The node imaging allows you to specify the NOS package and hypervisor you want to use for re-imaging your node. You should ensure that the NOS and hypervisor version you specify is the same as the ones in use on your cluster. It is not strictly necessary but it makes life a bit easier. You will need to upload your NOS and hypervisor installer files to the Nutanix Foundation VM. By default, there is enough disk space available on the foundation VM to hold at least one of each. It is important that the files are stored in the correct location on the VM. You can upload them from your laptop to the VM with the following SCP commands:

scp -r <NOS_filename> nutanix@foundationvm:foundation/nos
scp -r <hypervisor_filename> nutanix@foundationvm:foundation/isos/hypervisor/<hypervisorname>



Clusters


As I am actually not creating a cluster but planning to expand an existing one I do not specify a new cluster. I do click the run installation button and I get a message that informs me the imaging will take around 30 minutes.


The installer will kick off once you click the proceed button.



Just sit back and wait for the process to complete.








Tuesday 8 September 2015

Migrating virtual machine networking from an inconsistent virtual distributed switch

Redundancy is great and a must in every design but occasionally things happen that are unforeseen.
Last week we had a situation where some end of life TOR switches were due for replacement. The first switch was removed and everything kept ticking as expected. The standby adapter on the virtual switches took over as expected. Unknown to the network engineer undertaking the work, one of the power supplies on the secondary switched had failed. Unfortunately for him he knocked the second power supply cable and all connectivity to the underlying storage was lost. The power was quickly restored and switch rebooted and most of the VM escaped unscathed.


The SQL cluster holding the vCenter database was not so lucky. It lost access to all its underlying ISCSI disks and unfortunately that meant loss of access to the vCenter database. Even though connectivity to the database was reasonably quickly restored it was not until a day later that problems became noticeable.
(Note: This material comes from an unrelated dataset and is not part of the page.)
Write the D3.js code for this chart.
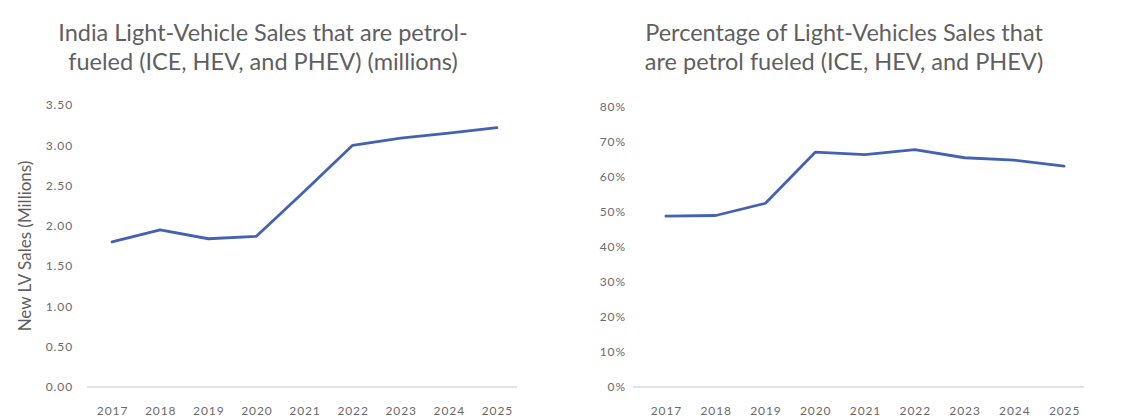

A particular VM was no longer networking and upon inspection it became clear the network adapter's connected property was unchecked. Not a biggie one would think and all you have to do is check the box. Unfortunately this did not work and vCenter presented the following error: Invalid Configuration for Device '0'


not an actual picture of my error. I found this in the public domain.
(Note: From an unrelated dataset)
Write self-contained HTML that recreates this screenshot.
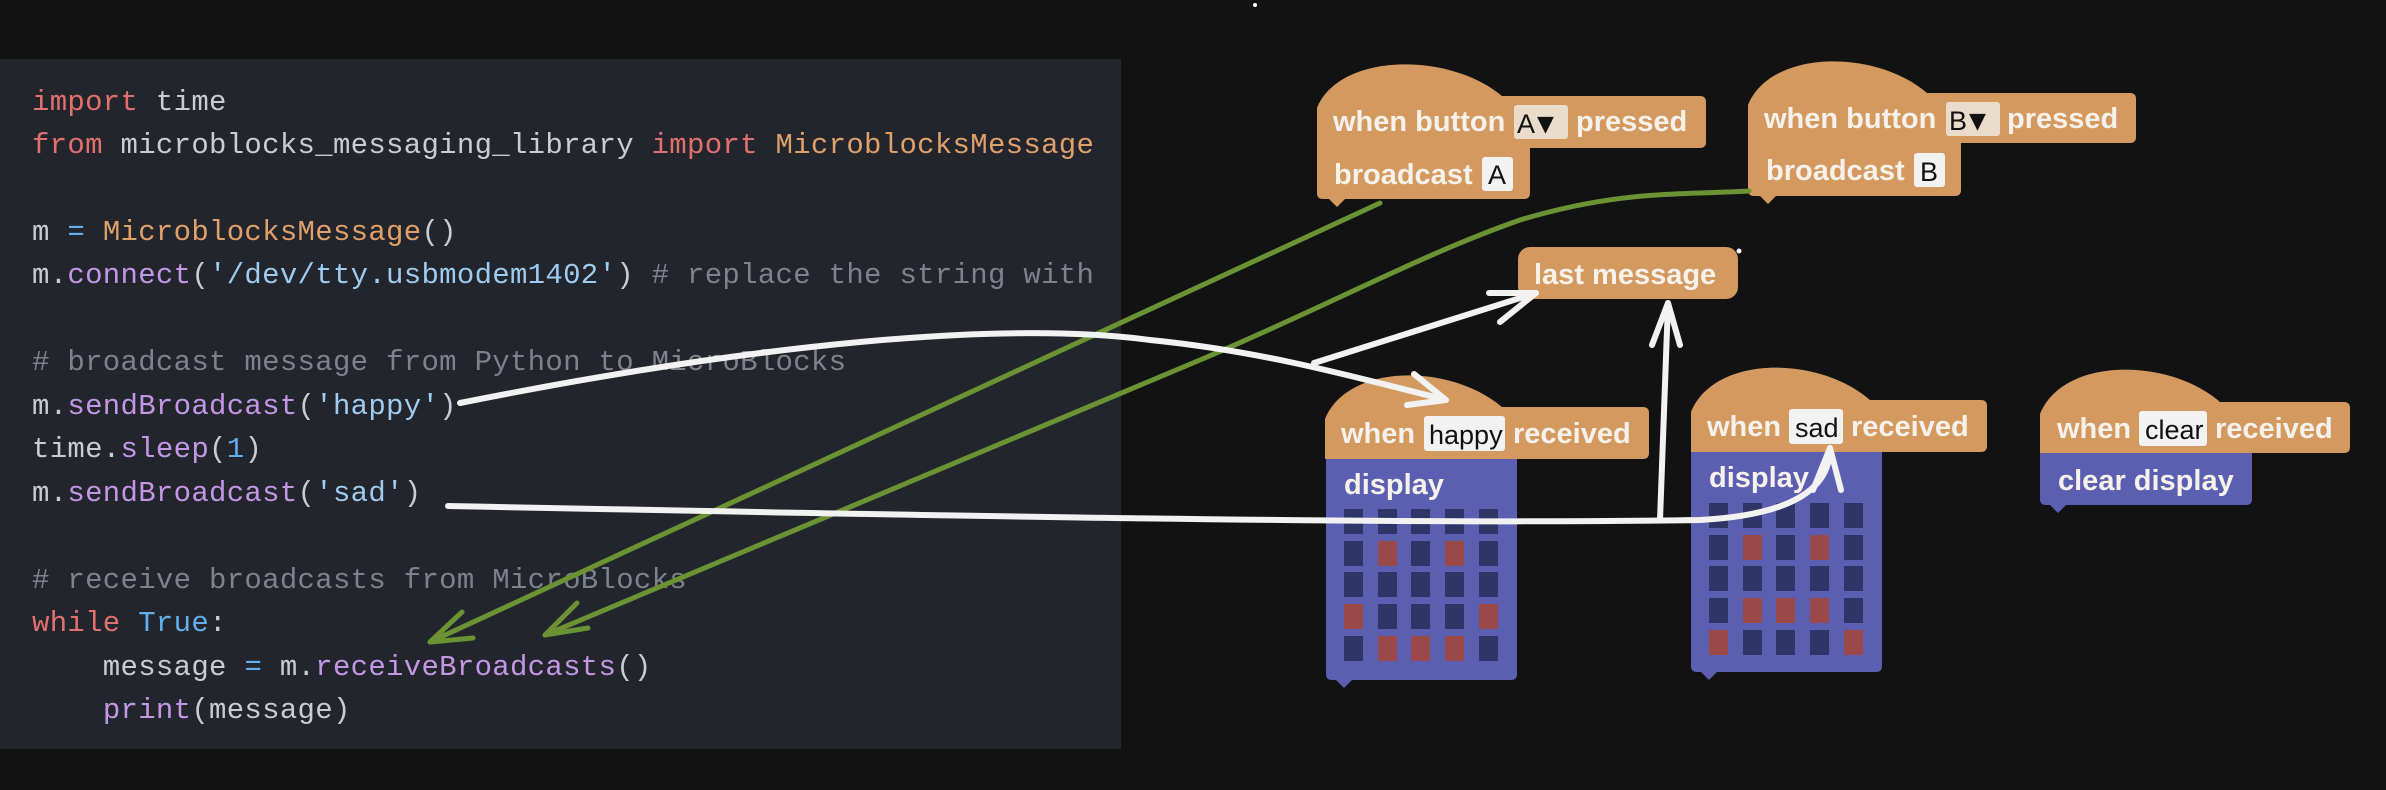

Trying to find a solution to this problem I came across this article on the VMware KB. In this article several work arounds were explained option 1 did not work although we had some success with option 3:


Option 3

  1. SSH to the host and determine the VMID for the affected virtual machine using the command:

    vim-cmd vmsvc/getallvms | grep -i VMNAME
  2. Use the VMID from the command in step 1 to reload the configuration on the host by running the command:

    vim-cmd vmsvc/reload VMID
  3. Edit the settings of the virtual machine and connect the NIC.

It soon became clear there were all kinds of other issues. vMotioning, cloning or restoring from backup became pretty much impossible. When looking at the virtual distributed switch I noticed that it was in a warning state and that several of the hosts vDS configuration were out of sync with the vCenter vDS settings.
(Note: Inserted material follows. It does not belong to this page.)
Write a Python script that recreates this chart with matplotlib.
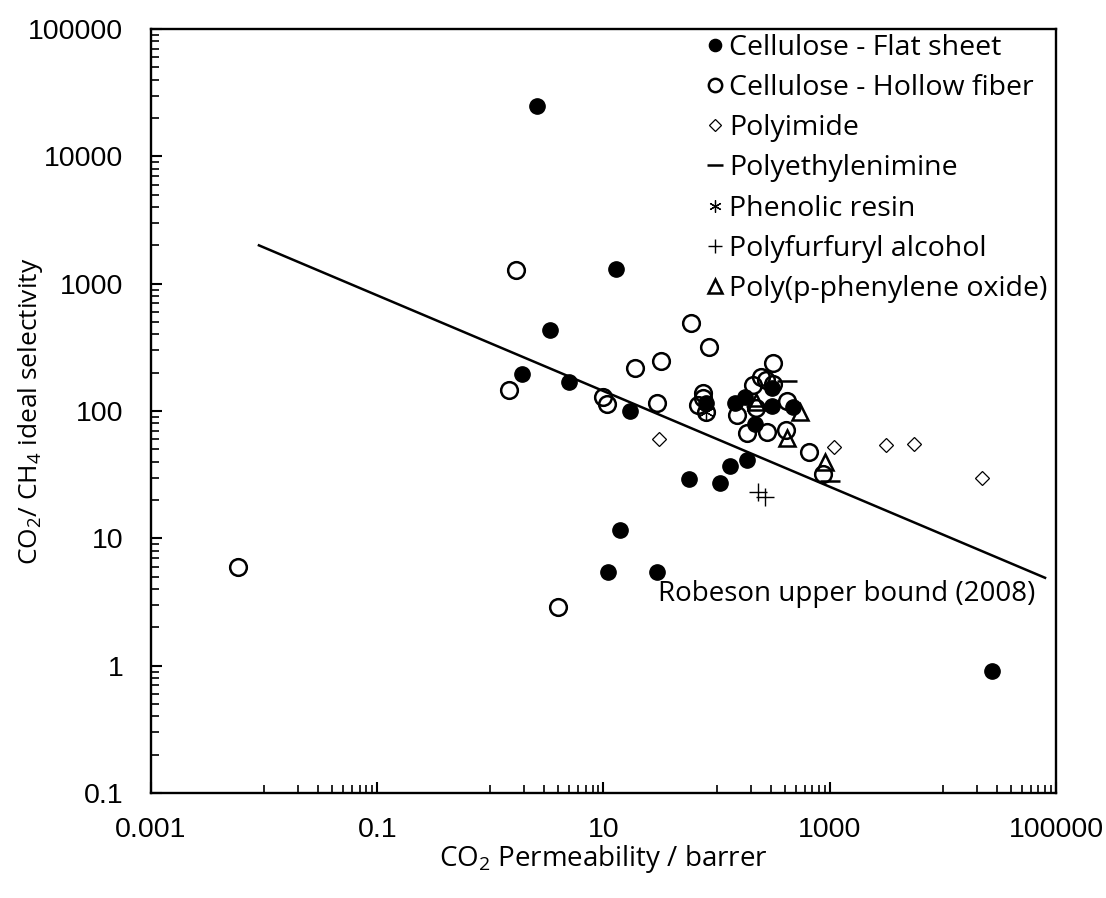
import numpy as np
import matplotlib
matplotlib.use("Agg")
import matplotlib.pyplot as plt
from matplotlib.ticker import FixedLocator, NullFormatter

plt.rcParams['font.family'] = ['Open Sans', 'DejaVu Sans']
plt.rcParams['mathtext.default'] = 'regular'

# Cellulose - Flat sheet (filled circles)
flat_x = [2.6, 13, 3.4, 1.9, 5.0, 17, 57, 107, 130, 185, 14, 11, 30, 27000,
          80, 146, 180, 220, 310, 310, 475]
flat_y = [25000, 1300, 430, 195, 168, 100, 29, 27, 37, 41, 11.6, 5.4, 5.4, 0.91,
          115, 116, 130, 79, 110, 152, 108]

# Cellulose - Hollow fiber (open circles)
hollow_x = [0.0059, 1.7, 1.45, 10, 10.7, 19, 32, 30, 59, 86, 4.0,
            76, 76, 68, 80, 315, 245, 275, 315, 210, 150, 225, 185, 280,
            410, 420, 660, 880]
hollow_y = [6, 1280, 145, 130, 114, 217, 248, 116, 490, 317, 2.9,
            139, 127, 112, 98, 240, 186, 175, 163, 160, 93, 105, 67, 69,
            71, 119, 48, 32]

polyimide_x = [31, 1090, 3150, 5600, 22000]
polyimide_y = [60, 52, 54, 55, 30]

pei_x = [420, 223, 1000]
pei_y = [173, 110, 28]

phenolic_x = [80]
phenolic_y = [98]

pfa_x = [230, 270]
pfa_y = [23, 21]

ppo_x = [223, 550, 420, 910]
ppo_y = [118, 99, 61, 40]

robeson_x = [0.009, 80000]
robeson_y = [2000, 4.9]

fig = plt.figure(figsize=(11.06, 8.98), dpi=100)
ax = fig.add_axes([0.1365, 0.1169, 0.8183, 0.8508])

ax.plot(robeson_x, robeson_y, color='black', lw=1.8, zorder=2)

ax.plot(hollow_x, hollow_y, 'o', ms=12, mfc='none', mec='black', mew=1.8,
        label='Cellulose - Hollow fiber', zorder=3)
ax.plot(flat_x, flat_y, 'o', ms=11, mfc='black', mec='black',
        label='Cellulose - Flat sheet', zorder=4)
ax.plot(polyimide_x, polyimide_y, 'D', ms=7.5, mfc='none', mec='black', mew=0.9,
        label='Polyimide', zorder=4)
ax.plot(pei_x, pei_y, '_', ms=14, mec='black', mew=1.8,
        label='Polyethylenimine', zorder=4)
ax.plot(phenolic_x, phenolic_y, marker=(6, 2, 0), ls='none', ms=11,
        mec='black', mew=0.9, label='Phenolic resin', zorder=4)
ax.plot(pfa_x, pfa_y, '+', ms=13, mec='black', mew=1.0,
        label='Polyfurfuryl alcohol', zorder=4)
ax.plot(ppo_x, ppo_y, '^', ms=12, mfc='none', mec='black', mew=1.8,
        label='Poly(p-phenylene oxide)', zorder=4)

ax.set_xscale('log')
ax.set_yscale('log')
ax.set_xlim(0.001, 100000)
ax.set_ylim(0.1, 100000)

xmaj = [0.001, 0.1, 10, 1000, 100000]
ax.xaxis.set_major_locator(FixedLocator(xmaj))
ax.set_xticklabels(['0.001', '0.1', '10', '1000', '100000'])
xmin = [m * 10 * k for m in xmaj[:-1] for k in range(1, 10)]
ax.xaxis.set_minor_locator(FixedLocator(xmin))
ax.xaxis.set_minor_formatter(NullFormatter())

ymaj = [0.1, 1, 10, 100, 1000, 10000, 100000]
ax.yaxis.set_major_locator(FixedLocator(ymaj))
ax.set_yticklabels(['0.1', '1', '10', '100', '1000', '10000', '100000'])
ymin = [m * k for m in ymaj[:-1] for k in range(2, 10)]
ax.yaxis.set_minor_locator(FixedLocator(ymin))
ax.yaxis.set_minor_formatter(NullFormatter())

ax.tick_params(which='major', direction='in', length=8, width=1.5,
               labelsize=20.5)
ax.tick_params(axis='x', which='major', pad=17)
ax.tick_params(axis='y', which='major', pad=20)
ax.tick_params(which='minor', direction='in', length=5.5, width=1.2)
for lab in ax.get_xticklabels() + ax.get_yticklabels():
    lab.set_fontfamily('Liberation Sans')
for s in ax.spines.values():
    s.set_linewidth(1.7)

ax.set_xlabel('CO$_2$ Permeability / barrer', fontsize=20)
ax.xaxis.set_label_coords(0.5, -0.087)
ax.xaxis.label.set_va('center')
ax.set_ylabel('CO$_2$/ CH$_4$ ideal selectivity', fontsize=19)
ax.yaxis.set_label_coords(-0.117, 0.5)

ax.text(1400, 3.65, 'Robeson upper bound (2008)', fontsize=20,
        ha='center', va='center')

handles, labels = ax.get_legend_handles_labels()
order = [1, 0, 2, 3, 4, 5, 6]
ax.legend([handles[i] for i in order], [labels[i] for i in order],
          loc='upper right', bbox_to_anchor=(1.0, 1.005), frameon=False,
          fontsize=20.5, markerscale=0.8, handlelength=0.5, handletextpad=0.25,
          labelspacing=0.43, borderaxespad=0.0, borderpad=0.3)

fig.savefig('out.png', dpi=100)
Looking further into the distributed vswitch configuration it was noticed that all settings were "null".
The vlan id had disappeared, the uplinks were set to unused, etc. Obviously this was not truly the case as every VM and VMkernel were still on the network.








One of the possible solutions I came accross was to do a manual sync. vCenter has an option called "Rectify vNetwork Distributed Switch on Host" which allows you to manually bring the vDS back in sync.


As this did not work as a solution I decided to open a support request with VMware. After repeating most of the above and submitting the usual logs I was advised that I had to rebuild the virtual distributed switch; something I had been contemplating doing. 

So how do you go about migrating virtual networking between two virtual distributed switches while avoiding any outages? You can make use of the migrate virtual machine network wizard.

First step is to create a new vDS. You will need to give it a different name than your existing switch. Also, ensure that its configuration is exactly the same. You would not want to leave off a port group or assign an incorrect vlan id for example. I am assuming that you have two uplinks to your existing virtual distributed switch. In my case I make use of one active and one standby uplink on each virtual port group. Having these two uplinks will ensure you do not lose connectivity as we will need to disconnect one uplink.  

  1. Go to Networking and select the inconsistent virtual distributed switch
  2. Under Configuration, select manage hosts. Click the desired host
  3. On the adapter screen deselect your primary uplink


  4. Click next on the following screens and accept defaults.
  5. Go to the newly created virtual distributed switch configuration screen
  6. Click Add host
  7. Select the same host as you selected in step 2
  8. Select the adapter you deselected in step 3. The standby link will still reflect the name of the current switch.



  9. Under the new virtual distributed switch, select manage hosts. Click the host you selected in step 2/7


  10. You'll notice the adapter you moved in stap 8 in selected. It now states it is in use by the new switch. You also notice that the other NIC is still in use by the old switch. Click Next



  11. Migrate your NFS and Vmotion vmk to the new switch.Click Next, accept other defaults and finish


  12. On the new vDS, select manage hosts once more. Click next until you get to Virtual machine Networking screen. Enable the check box
  13. Set the destination ports on the new vDS. Click Next and finish



  14. Add the remaining NIC to the new vDS. Go to the old switch and click manage hosts. Select the host and click next
  15. Deselect the NIC and click next.
  16. A warning will appear informing you that no physical adapters are selected for one or more hosts. Click yes. Click next on all screens and finish



  17. On the new vDS, click manage hosts. Select your host and click next
  18. Select the NIC you deselected in step 15. click next and finish



  19. Go to old vDS and select hosts tab. Remove from the virtual distributed switch



  20. Accept the warning about removing selected hosts from vDS
  21. Delete the old switch

I could have probably done this in fewer steps but choose not too as I had never attempted this before. You should be able to move NIC, VMK and VM in one go but I had no opportunity to test this.